Dans cette hypothèse, la montagne a bel et bien transformé les héros survivants, exacerbant leurs talents, développant des pouvoirs, les faisant devenir des divinités. Partant de là, pourquoi pas imaginer qu'ils ont quitté cet endroit maudit, en emportant avec eux la précieuse étoile, et garantissant cette fois une protection à long terme du monde ?

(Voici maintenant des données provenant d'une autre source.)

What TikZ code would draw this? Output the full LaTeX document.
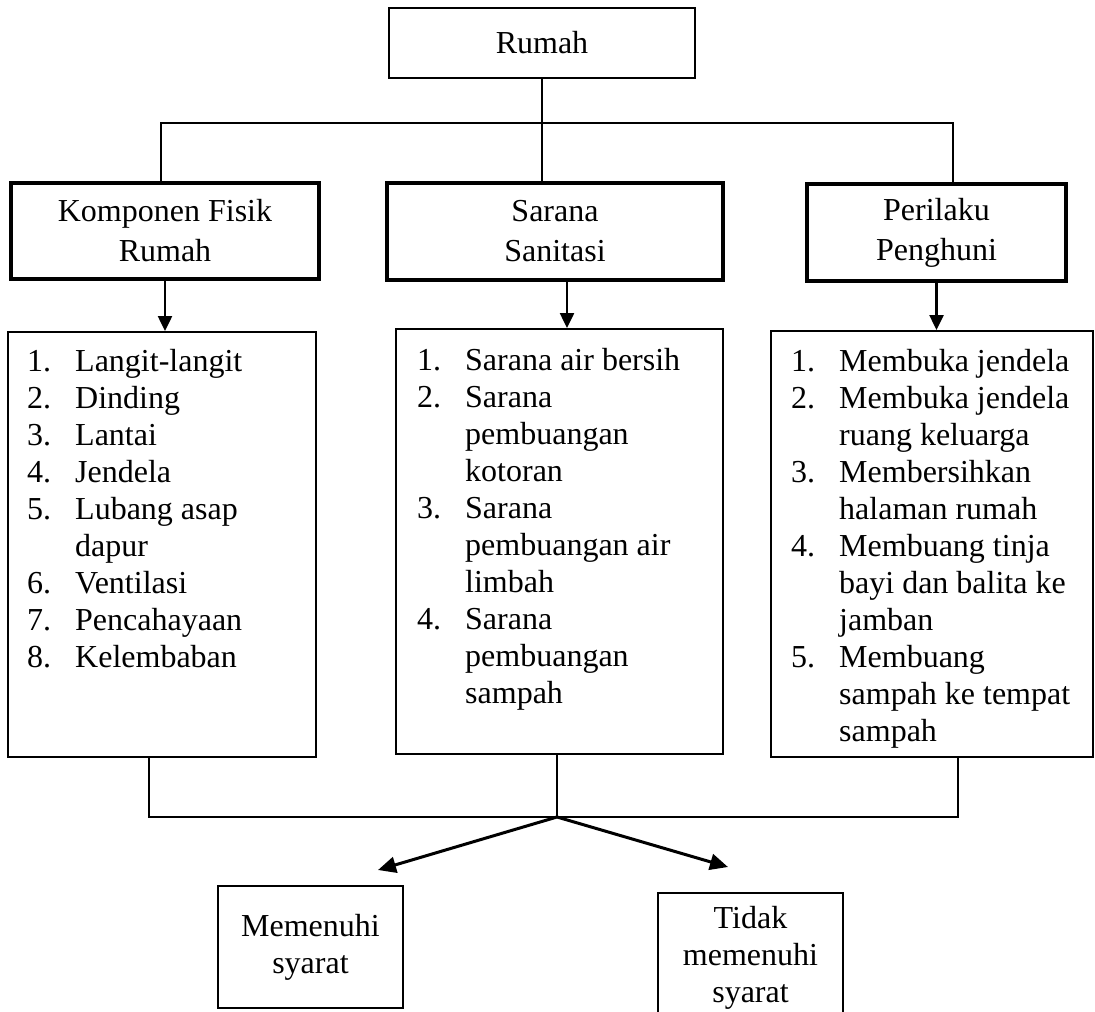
\documentclass[tikz,border=0pt]{standalone}
\usepackage{fontspec}
\setmainfont{Liberation Serif}
\usetikzlibrary{calc}
\usetikzlibrary{arrows.meta}
\tikzset{
hdbox/.style={draw,line width=4.5pt,align=center,font=\fontsize{32}{40}\selectfont},
listbox/.style={draw,line width=2pt},
listtxt/.style={anchor=north west,inner sep=0pt,font=\fontsize{32}{37}\selectfont},
endbox/.style={draw,line width=2pt,align=center,font=\fontsize{32}{37}\selectfont},
conn/.style={line width=1.5pt},
varrow/.style={line width=2.5pt,-{Triangle[length=15pt,width=14pt]}},
darrow/.style={line width=3pt,-{Triangle[length=18pt,width=16pt]}}
}
\newcommand{\itemrows}[1]{\begin{tabular}{@{}p{48pt}@{}l@{}}#1\end{tabular}}

\begin{document}
\begin{tikzpicture}[x=1pt,y=-1pt]
\useasboundingbox (0,0) rectangle (1095,1012);

\node (rumah) at (542,43) [draw,line width=1.8pt,minimum width=306pt,minimum height=70pt,font=\fontsize{32}{40}\selectfont] {Rumah};

\node (fisik) at (165,231) [hdbox,minimum width=308pt,minimum height=96pt] {Komponen Fisik\\Rumah};
\node (sanitasi) at (555,231.5) [hdbox,minimum width=336pt,minimum height=97pt] {Sarana\\Sanitasi};
\node (perilaku) at (936.5,232.5) [hdbox,minimum width=259pt,minimum height=97pt] {Perilaku\\Penghuni};

\node (daftar1) at (162,544.5) [listbox,minimum width=308pt,minimum height=425pt] {};
\node (daftar2) at (559.5,541.5) [listbox,minimum width=327pt,minimum height=425pt] {};
\node (daftar3) at (932,544) [listbox,minimum width=322pt,minimum height=426pt] {};

\node (isi1) at ($(daftar1.north west)+(20,14)$) [listtxt] {\itemrows{
1.&Langit-langit\\ 2.&Dinding\\ 3.&Lantai\\ 4.&Jendela\\ 5.&Lubang asap\\ &dapur\\
6.&Ventilasi\\ 7.&Pencahayaan\\ 8.&Kelembaban}};
\node (isi2) at ($(daftar2.north west)+(22,16)$) [listtxt] {\itemrows{
1.&Sarana air bersih\\ 2.&Sarana\\ &pembuangan\\ &kotoran\\ 3.&Sarana\\ &pembuangan air\\ &limbah\\
4.&Sarana\\ &pembuangan\\ &sampah}};
\node (isi3) at ($(daftar3.north west)+(21,15)$) [listtxt] {\itemrows{
1.&Membuka jendela\\ 2.&Membuka jendela\\ &ruang keluarga\\ 3.&Membersihkan\\ &halaman rumah\\
4.&Membuang tinja\\ &bayi dan balita ke\\ &jamban\\ 5.&Membuang\\ &sampah ke tempat\\ &sampah}};

\node (memenuhi) at (310.5,947) [endbox,minimum width=185pt,minimum height=122pt] {Memenuhi\\syarat};
\node (tidak) at (750.5,958) [endbox,minimum width=185pt,minimum height=130pt] {Tidak\\memenuhi\\syarat};

\coordinate (barL) at (161,123);
\coordinate (barR) at (953,123);
\draw[conn] (rumah.south) -- (rumah.south |- sanitasi.north);
\draw[conn] (barL |- fisik.north) -- (barL) -- (barR) -- (barR |- perilaku.north);

\coordinate (sx) at ($(sanitasi.south)+(12,0)$);
\draw[varrow] (fisik.south) -- (fisik.south |- daftar1.north);
\draw[varrow] (sx) -- (sx |- daftar2.north);
\draw[varrow] (perilaku.south) -- (perilaku.south |- daftar3.north);

\coordinate (bawahL) at (149,817);
\coordinate (gabung) at (557,817);
\coordinate (bawahR) at (958,817);
\draw[conn] (bawahL |- daftar1.south) -- (bawahL) -- (bawahR) -- (bawahR |- daftar3.south);
\draw[conn] (gabung |- daftar2.south) -- (gabung);

\coordinate (ujung1) at (378,870);
\coordinate (ujung2) at (728,867);
\draw[darrow] (gabung) -- (ujung1);
\draw[darrow] (gabung) -- (ujung2);
\end{tikzpicture}
\end{document}
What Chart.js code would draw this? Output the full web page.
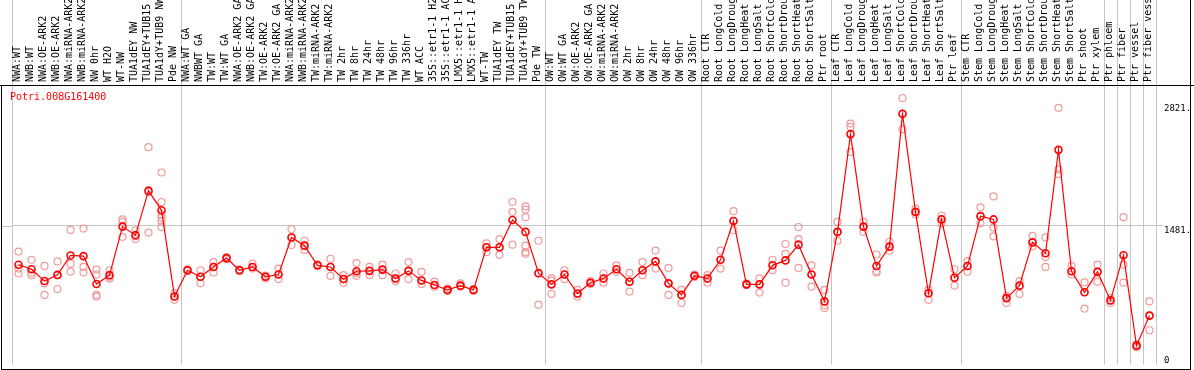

Cette théorie, sans être impossible, paraît certainement moins évidente que la première. Néanmoins, l'idée de laisser planer le doute me plaît. Cela participe également à l'ambiance inhérente aux légendes, qui contiennent toutes leurs parts de vérité et leurs parts d'ombre.
En conclusion,
le sang des parangons est un roman de dark fantasy avec un choix narratif aussi inhabituel qu'à-propos. Lecture frisson, je suis convaincue que cela ferait un excellent film d'horreur, non seulement grâce au suspens lié à la fréquence des morts ou à l'angoisse des monstres ;
mais aussi en raison de l'aspect psychologique - certains personnages étant poussés vers la folie, la possession ou le désespoir ;
ou encore en raison de la puissance qui émane de cette montagne, distordant le temps et les lois de la gravité, semblant avoir une conscience malveillante, poussant les aventuriers dans des pièges.
Séduite par le rythme soutenu des chapitres courts et percutants, je suis encore davantage conquise par la fin du roman qui confère une profondeur au récit. Elle offre des réponses, tout en laissant aux lecteurs le choix d'interpréter une part d'ombre, celle propre aux légendes traversant le temps.